I took them to get haircuts the other morning at a hipster barber shop in my neighborhood. The kind of place where they hand patrons a beer when they plop down in a chair (adult patrons, of course). The kind of place where tattoos cover more skin than clothing does.

The kind of place, that is, where you don't hover next to the employees as they cut your kids' hair, making idle small talk about soccer practice.

So I sat on a nearby couch, flipping through a magazine and listening to my daughter, 8, chat up her stylist. She opened with a confession.

"I used to chew my hair."

"Really?" the woman replied. "Why did you do that?"

"I don't know! I just did it. My brother chews his shirts."

They went on like this for 20 minutes — my daughter tossing out benign family secrets and details about our upcoming trip to Albuquerque, N.M.; the stylist replying politely, if a little indifferently.

That evening we boarded a plane for the aforementioned trip. For the second leg, Minneapolis to Albuquerque, my daughter shared a row with a stranger. I sat across the aisle.

"Can we put the window shade up?" she asked. "I like to see the lights when we land."

The woman obliged.

"I'm from Chicago," she continued. "We have taller buildings than Albuquerque. But they put lights on short buildings too."

The woman said something I couldn't make out. My daughter kept talking — about going to visit her stepdad's family, about her cousin who's leaving for college soon, about how she brought a book for the plane, but she hasn't really felt like reading it.

I hung on every word.

It's so easy to forget your kids take up their very own space, wholly apart from you. When they're little, like mine, you imagine them growing up some day and leaving you, and you hope they leave for something better. You hope they seek justice and find soul mates and improve the world.

But that's all later. Right now, you think, they're yours.

And they are. But they also belong to the world. Watching them interact pleasantly, cordially, with strangers without your prodding (tell the nice woman how old you are, sweetheart) is a reality check: They already exist apart from you.

It's also exhilarating, because it feels like a glimpse at the future them, the ones who grew up and left you. And, hey, it looks like they just might have the stuff to seek justice and find soul mates and improve the world.

I called Richard Greenberg, author of the newly released "Raising Children That Other People Like to Be Around" (New Generation Publishing), to tell him about my tiny victory.

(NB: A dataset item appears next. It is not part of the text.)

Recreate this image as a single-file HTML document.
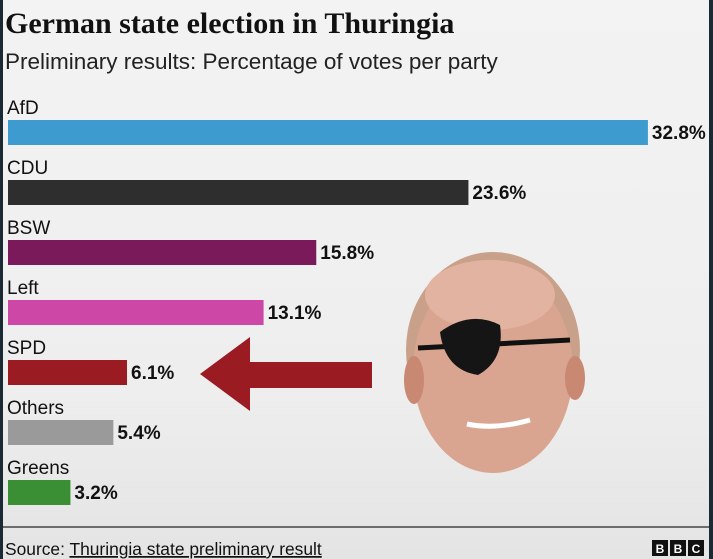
<!DOCTYPE html>
<html><head><meta charset="utf-8"><style>
html,body{margin:0;padding:0}
body{width:713px;height:559px;overflow:hidden;background:#1a2a33;font-family:"Liberation Sans",sans-serif}
#card{position:absolute;left:3px;top:0;width:706px;height:559px;background:linear-gradient(#f3f3f3,#eeeeee 70%,#e4e4e4)}
svg{position:absolute;left:0;top:0}
</style></head><body>
<div id="card"></div>
<svg id="chart" width="713" height="559">
<text x="5" y="33" font-family="Liberation Serif,serif" font-weight="bold" font-size="30" fill="#111">German state election in Thuringia</text>
<text x="5" y="69" font-size="22.5" fill="#222">Preliminary results: Percentage of votes per party</text>
<g id="bars"></g>
<g><polygon points="200,374 250,337 250,362 372,362 372,388 250,388 250,411" fill="#9b1b23"/></g>
<g>
<ellipse cx="493" cy="350" rx="87" ry="98" fill="#c9a08a"/>
<ellipse cx="493" cy="370" rx="80" ry="103" fill="#d9a590"/>
<ellipse cx="414" cy="380" rx="10" ry="24" fill="#c98872"/>
<ellipse cx="575" cy="378" rx="10" ry="22" fill="#c98872"/>
<ellipse cx="490" cy="295" rx="65" ry="35" fill="#e2b3a0"/>
<path d="M418,348 L570,340" stroke="#111" stroke-width="5"/>
<path d="M440,332 Q470,310 500,325 Q505,360 478,375 Q445,370 440,332Z" fill="#151515"/>
<path d="M467,424 Q495,430 530,420" stroke="#fff" stroke-width="5" fill="none"/>
</g>
<line x1="3" y1="527" x2="709" y2="527" stroke="#444" stroke-width="1.5"/>
<text x="5" y="555" font-size="17.4" fill="#111">Source: <tspan text-decoration="underline">Thuringia state preliminary result</tspan></text>
<g>
<rect x="652" y="540" width="16" height="16" fill="#111"/><rect x="670" y="540" width="16" height="16" fill="#111"/><rect x="688" y="540" width="16" height="16" fill="#111"/>
<text x="660" y="553" font-size="12" font-weight="bold" fill="#fff" text-anchor="middle">B</text>
<text x="678" y="553" font-size="12" font-weight="bold" fill="#fff" text-anchor="middle">B</text>
<text x="696" y="553" font-size="12" font-weight="bold" fill="#fff" text-anchor="middle">C</text>
</g>
</svg>
<script>
const parties=["AfD","CDU","BSW","Left","SPD","Others","Greens"];
const values=[32.8,23.6,15.8,13.1,6.1,5.4,3.2];
const colors=["#3d9bd0","#2e2e2e","#7a1a5a","#cc47a6","#9b1b23","#9a9a9a","#3a8f35"];
const x0=8,pxPer=19.51;
function xs(v){return v*pxPer;}
function ys(i){return 120+i*60;}
const g=document.getElementById('bars');
const NS="http://www.w3.org/2000/svg";
parties.forEach((p,i)=>{
  const lab=document.createElementNS(NS,'text');
  lab.setAttribute('x',7);lab.setAttribute('y',ys(i)-6);lab.setAttribute('font-size','19');lab.setAttribute('fill','#111');
  lab.textContent=p;
  
  
  g.appendChild(lab);
  const r=document.createElementNS(NS,'rect');
  r.setAttribute('x',x0);r.setAttribute('y',ys(i));r.setAttribute('width',xs(values[i]));r.setAttribute('height',25);r.setAttribute('fill',colors[i]);
  
  
  g.appendChild(r);
  const t=document.createElementNS(NS,'text');
  t.setAttribute('x',x0+xs(values[i])+4);t.setAttribute('y',ys(i)+19);t.setAttribute('font-size','19');t.setAttribute('font-weight','bold');t.setAttribute('fill','#111');
  t.textContent=values[i].toFixed(1)+'%';
  
  
  g.appendChild(t);
});
</script>
</body></html>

My daughter talks to strangers, I told him. She engages them and tells stories. She's fun. This feels, to me, huge.

"There's no pleasure like watching your children out in the open, out in the world," he told me.

He and his wife take great joy in watching their three sons and daughter navigate adulthood, he said.

"People like to be around them," he said. "Because the manners they need as adults are the same manners you teach them in the sandbox."

They had four rules for their kids. I'm sure they had more than four, but these were the non-negotiables: Be truthful. Be respectful. Be generous. Be kind.

"I always emphasized that taking care of themselves is a very important part of their lives," Greenberg says. "But I reminded them that we live in a society full of people who are just as important as we are, people who have lots of other priorities."

I love that. And I love watching my daughter find those people — the tattooed hair stylist, the friendly seatmate in her 40s — and start to share her story. She gets it, I think, that she's part of something huge.

She belongs to me, sure. But she also belongs to the world. And it's time they start getting to know each other.